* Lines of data
_ _ _ _ _ _ _
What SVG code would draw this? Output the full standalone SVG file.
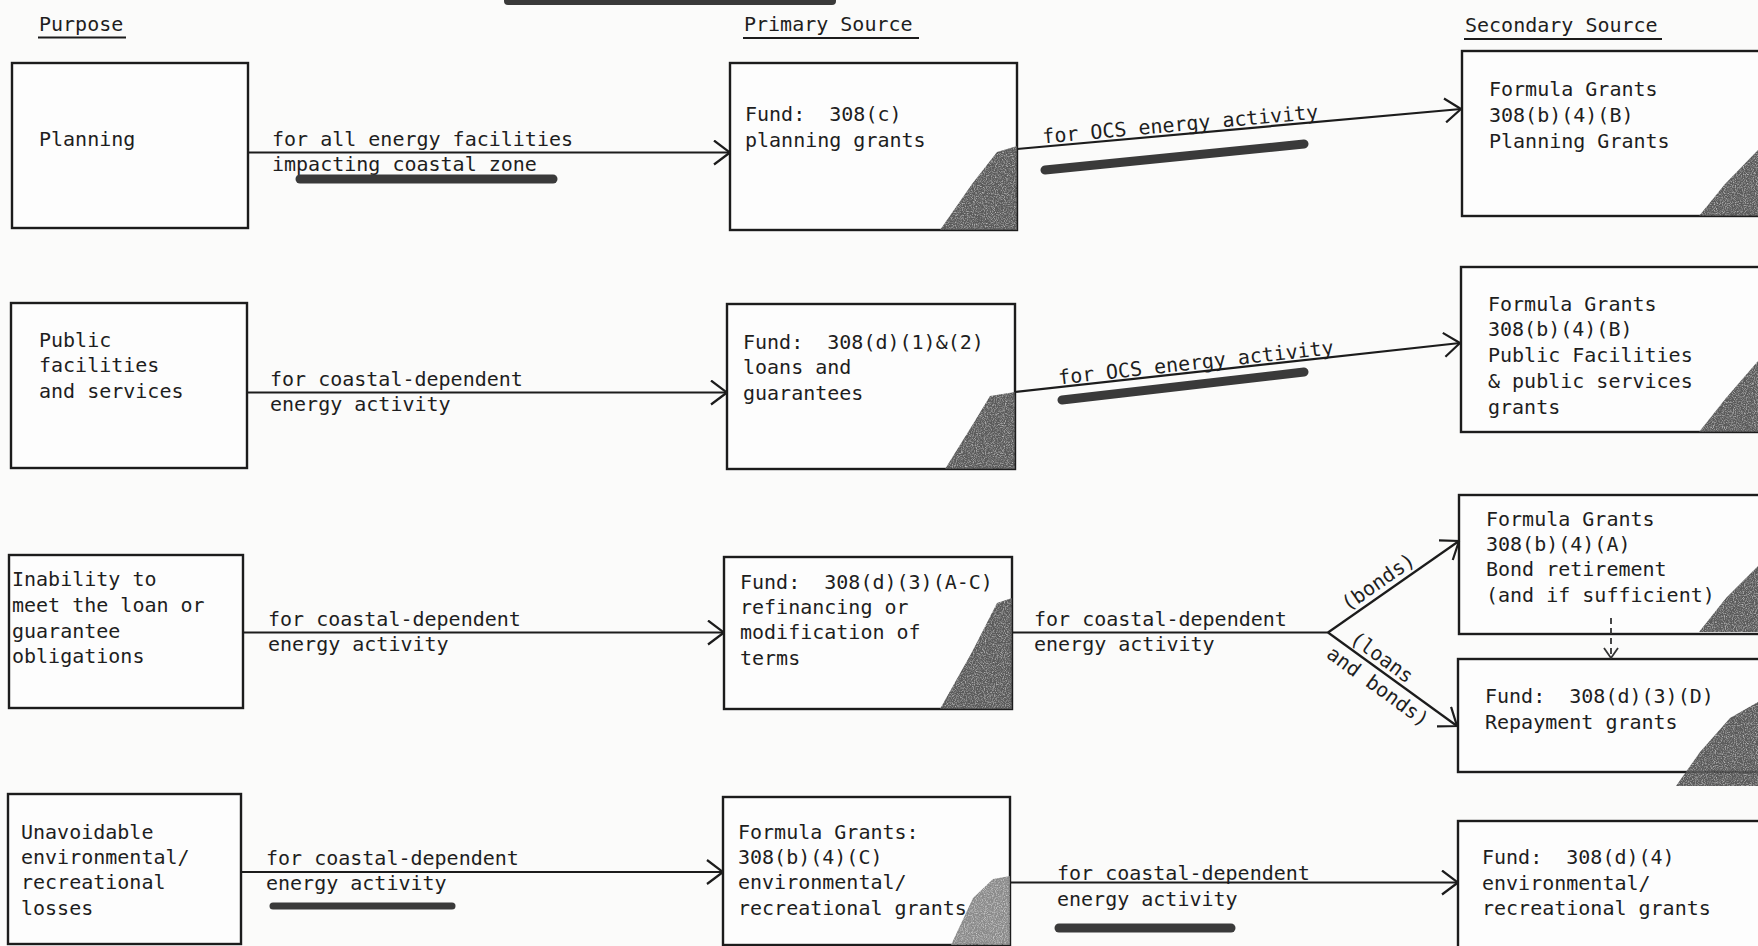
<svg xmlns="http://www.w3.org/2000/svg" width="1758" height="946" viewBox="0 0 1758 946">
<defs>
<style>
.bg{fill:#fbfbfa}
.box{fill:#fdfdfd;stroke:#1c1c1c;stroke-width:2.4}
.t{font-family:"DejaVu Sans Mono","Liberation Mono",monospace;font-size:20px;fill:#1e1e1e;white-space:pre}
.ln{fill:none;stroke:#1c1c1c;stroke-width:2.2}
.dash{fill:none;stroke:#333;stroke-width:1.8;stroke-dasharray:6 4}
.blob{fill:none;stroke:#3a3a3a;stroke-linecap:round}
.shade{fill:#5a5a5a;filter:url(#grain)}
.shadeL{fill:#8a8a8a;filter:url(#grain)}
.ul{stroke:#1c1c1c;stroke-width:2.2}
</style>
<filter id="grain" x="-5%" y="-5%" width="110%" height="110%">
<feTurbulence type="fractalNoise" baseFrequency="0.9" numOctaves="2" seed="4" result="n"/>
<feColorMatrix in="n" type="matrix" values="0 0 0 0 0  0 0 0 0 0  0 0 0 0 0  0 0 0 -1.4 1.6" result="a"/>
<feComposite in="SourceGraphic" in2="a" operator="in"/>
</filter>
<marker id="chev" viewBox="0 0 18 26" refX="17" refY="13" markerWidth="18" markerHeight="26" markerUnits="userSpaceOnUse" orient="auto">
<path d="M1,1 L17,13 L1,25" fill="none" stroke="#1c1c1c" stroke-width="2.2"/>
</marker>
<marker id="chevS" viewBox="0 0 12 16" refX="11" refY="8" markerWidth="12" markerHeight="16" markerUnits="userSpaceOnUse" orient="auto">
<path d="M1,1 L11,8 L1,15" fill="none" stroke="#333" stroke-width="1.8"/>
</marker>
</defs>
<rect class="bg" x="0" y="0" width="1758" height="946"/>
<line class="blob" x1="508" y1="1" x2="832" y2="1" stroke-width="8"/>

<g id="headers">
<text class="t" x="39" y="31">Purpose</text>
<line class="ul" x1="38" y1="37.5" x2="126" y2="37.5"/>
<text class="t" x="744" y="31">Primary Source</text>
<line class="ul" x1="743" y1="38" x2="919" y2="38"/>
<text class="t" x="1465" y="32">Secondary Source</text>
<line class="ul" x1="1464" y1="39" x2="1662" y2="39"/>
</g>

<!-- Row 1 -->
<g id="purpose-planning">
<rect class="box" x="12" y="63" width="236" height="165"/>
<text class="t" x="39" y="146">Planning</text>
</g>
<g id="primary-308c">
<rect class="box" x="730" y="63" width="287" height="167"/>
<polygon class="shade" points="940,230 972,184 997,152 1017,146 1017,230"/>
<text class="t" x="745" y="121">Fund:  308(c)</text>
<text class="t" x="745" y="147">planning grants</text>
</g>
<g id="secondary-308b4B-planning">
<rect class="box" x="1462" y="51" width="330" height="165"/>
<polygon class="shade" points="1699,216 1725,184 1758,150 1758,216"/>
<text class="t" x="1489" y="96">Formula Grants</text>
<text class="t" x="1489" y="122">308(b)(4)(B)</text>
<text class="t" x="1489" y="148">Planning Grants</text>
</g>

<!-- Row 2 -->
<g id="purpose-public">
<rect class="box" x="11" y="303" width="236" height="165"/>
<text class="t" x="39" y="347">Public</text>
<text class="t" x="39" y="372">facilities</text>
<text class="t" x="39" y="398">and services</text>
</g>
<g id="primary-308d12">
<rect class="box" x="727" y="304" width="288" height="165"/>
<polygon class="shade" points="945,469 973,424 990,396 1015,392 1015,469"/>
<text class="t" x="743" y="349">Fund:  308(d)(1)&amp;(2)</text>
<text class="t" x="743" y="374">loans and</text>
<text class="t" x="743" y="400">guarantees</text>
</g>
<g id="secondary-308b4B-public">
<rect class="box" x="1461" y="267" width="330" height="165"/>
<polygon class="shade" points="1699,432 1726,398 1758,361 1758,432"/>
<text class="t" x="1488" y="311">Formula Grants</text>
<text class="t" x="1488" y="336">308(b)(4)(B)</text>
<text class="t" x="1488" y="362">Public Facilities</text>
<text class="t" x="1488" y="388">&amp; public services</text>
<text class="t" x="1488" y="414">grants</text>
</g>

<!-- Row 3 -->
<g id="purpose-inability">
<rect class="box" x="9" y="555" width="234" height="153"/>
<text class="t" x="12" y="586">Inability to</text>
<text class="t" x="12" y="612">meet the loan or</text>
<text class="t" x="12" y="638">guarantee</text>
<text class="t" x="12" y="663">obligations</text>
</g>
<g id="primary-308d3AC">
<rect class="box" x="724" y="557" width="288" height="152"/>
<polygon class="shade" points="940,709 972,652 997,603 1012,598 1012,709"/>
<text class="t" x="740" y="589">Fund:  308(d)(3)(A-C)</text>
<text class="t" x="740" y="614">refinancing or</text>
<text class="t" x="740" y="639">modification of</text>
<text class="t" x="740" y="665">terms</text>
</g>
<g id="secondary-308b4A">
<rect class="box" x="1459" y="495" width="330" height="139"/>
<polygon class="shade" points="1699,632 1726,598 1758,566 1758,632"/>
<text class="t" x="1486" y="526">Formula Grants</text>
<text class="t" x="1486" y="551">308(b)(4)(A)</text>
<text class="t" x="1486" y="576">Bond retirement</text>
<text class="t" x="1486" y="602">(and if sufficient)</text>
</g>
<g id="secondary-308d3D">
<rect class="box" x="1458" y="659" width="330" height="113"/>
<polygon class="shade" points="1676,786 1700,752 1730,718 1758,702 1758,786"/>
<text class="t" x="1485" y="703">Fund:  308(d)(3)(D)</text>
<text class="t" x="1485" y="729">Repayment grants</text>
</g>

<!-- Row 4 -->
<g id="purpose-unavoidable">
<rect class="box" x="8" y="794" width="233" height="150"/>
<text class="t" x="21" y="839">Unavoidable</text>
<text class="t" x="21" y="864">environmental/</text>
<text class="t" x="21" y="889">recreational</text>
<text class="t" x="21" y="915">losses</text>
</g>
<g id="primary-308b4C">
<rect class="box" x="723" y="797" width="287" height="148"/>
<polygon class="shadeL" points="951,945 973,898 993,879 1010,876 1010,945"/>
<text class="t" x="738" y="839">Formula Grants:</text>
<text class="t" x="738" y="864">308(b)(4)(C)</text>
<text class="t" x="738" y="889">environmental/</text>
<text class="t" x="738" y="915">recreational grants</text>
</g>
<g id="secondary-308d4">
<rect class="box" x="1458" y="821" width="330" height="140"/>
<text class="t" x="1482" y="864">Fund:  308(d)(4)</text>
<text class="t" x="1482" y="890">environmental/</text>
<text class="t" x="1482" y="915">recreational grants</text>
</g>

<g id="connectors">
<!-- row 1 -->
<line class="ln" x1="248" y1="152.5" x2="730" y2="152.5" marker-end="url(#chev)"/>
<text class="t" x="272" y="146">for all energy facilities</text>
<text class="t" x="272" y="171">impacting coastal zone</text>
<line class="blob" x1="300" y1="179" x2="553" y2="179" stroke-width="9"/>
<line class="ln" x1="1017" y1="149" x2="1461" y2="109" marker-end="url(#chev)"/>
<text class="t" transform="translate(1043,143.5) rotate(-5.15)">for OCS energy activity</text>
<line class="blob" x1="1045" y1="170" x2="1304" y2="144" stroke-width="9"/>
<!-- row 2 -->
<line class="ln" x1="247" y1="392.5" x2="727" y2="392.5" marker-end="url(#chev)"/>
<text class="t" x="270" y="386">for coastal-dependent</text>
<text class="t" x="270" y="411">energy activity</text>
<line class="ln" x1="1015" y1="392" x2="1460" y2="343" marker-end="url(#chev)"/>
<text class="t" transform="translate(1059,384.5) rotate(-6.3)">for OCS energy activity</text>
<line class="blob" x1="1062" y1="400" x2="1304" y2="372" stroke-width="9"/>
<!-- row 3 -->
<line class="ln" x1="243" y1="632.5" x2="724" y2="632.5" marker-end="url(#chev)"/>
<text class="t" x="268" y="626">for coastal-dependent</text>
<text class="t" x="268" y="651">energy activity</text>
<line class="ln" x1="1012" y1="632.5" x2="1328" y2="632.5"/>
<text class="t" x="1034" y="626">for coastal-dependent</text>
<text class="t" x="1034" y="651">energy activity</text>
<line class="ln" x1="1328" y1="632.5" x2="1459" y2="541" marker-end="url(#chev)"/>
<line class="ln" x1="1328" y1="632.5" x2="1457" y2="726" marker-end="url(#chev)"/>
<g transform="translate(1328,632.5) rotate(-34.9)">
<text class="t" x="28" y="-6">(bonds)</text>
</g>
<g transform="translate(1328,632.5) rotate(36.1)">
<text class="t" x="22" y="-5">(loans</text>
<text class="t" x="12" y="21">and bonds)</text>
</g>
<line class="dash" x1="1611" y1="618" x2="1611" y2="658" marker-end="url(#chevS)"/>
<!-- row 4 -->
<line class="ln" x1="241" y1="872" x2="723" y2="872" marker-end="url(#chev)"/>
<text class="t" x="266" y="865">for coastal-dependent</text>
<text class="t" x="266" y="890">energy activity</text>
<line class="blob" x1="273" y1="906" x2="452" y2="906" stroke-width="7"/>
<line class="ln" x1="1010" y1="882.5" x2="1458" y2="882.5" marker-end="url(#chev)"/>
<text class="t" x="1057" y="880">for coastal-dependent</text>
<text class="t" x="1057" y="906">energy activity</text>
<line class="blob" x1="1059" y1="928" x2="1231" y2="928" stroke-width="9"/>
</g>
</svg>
_ _ _ _ _ _ _
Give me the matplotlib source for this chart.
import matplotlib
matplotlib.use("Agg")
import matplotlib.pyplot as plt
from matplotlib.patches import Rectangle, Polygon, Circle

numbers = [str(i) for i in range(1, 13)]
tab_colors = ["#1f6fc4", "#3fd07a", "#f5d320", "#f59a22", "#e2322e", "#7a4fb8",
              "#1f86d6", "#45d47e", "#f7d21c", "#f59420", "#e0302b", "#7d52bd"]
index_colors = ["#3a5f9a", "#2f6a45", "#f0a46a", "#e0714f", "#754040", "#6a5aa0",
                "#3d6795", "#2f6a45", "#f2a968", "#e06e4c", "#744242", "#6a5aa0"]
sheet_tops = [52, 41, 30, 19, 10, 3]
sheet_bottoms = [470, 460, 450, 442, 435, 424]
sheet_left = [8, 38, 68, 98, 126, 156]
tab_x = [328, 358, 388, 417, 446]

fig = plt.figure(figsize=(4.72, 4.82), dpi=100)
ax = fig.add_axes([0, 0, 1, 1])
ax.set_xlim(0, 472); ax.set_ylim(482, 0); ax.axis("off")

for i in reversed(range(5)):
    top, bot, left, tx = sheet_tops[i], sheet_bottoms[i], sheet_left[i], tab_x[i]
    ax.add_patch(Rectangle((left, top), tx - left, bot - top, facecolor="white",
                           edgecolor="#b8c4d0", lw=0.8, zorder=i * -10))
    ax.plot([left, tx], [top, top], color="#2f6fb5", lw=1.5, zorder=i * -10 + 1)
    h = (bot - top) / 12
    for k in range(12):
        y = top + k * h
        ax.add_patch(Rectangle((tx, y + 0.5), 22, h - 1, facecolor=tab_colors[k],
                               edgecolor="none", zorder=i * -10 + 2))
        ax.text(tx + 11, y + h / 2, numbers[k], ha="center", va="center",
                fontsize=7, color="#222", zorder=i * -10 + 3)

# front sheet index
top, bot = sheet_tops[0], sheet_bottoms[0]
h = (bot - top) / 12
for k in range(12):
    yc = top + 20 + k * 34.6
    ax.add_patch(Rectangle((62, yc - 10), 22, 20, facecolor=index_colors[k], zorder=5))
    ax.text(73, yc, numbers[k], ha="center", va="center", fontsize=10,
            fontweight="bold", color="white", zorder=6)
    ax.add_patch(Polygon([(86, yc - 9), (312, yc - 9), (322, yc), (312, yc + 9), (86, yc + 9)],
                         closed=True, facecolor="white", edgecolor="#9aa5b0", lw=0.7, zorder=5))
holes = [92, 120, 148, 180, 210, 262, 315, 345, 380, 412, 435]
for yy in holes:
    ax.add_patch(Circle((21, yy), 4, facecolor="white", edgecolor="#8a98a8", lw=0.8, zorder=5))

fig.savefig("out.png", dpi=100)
_ _ _ _ _ _ _
* PROBLEM REQUIREMENTS
Each line from the line with "Give me the matplotlib source for this chart." to the line with "from matplotlib.patches import" is to be echoed exactly; both boundary lines are included, and nothing else is to be output.

* REPLY
Give me the matplotlib source for this chart.
import matplotlib
matplotlib.use("Agg")
import matplotlib.pyplot as plt
from matplotlib.patches import Rectangle, Polygon, Circle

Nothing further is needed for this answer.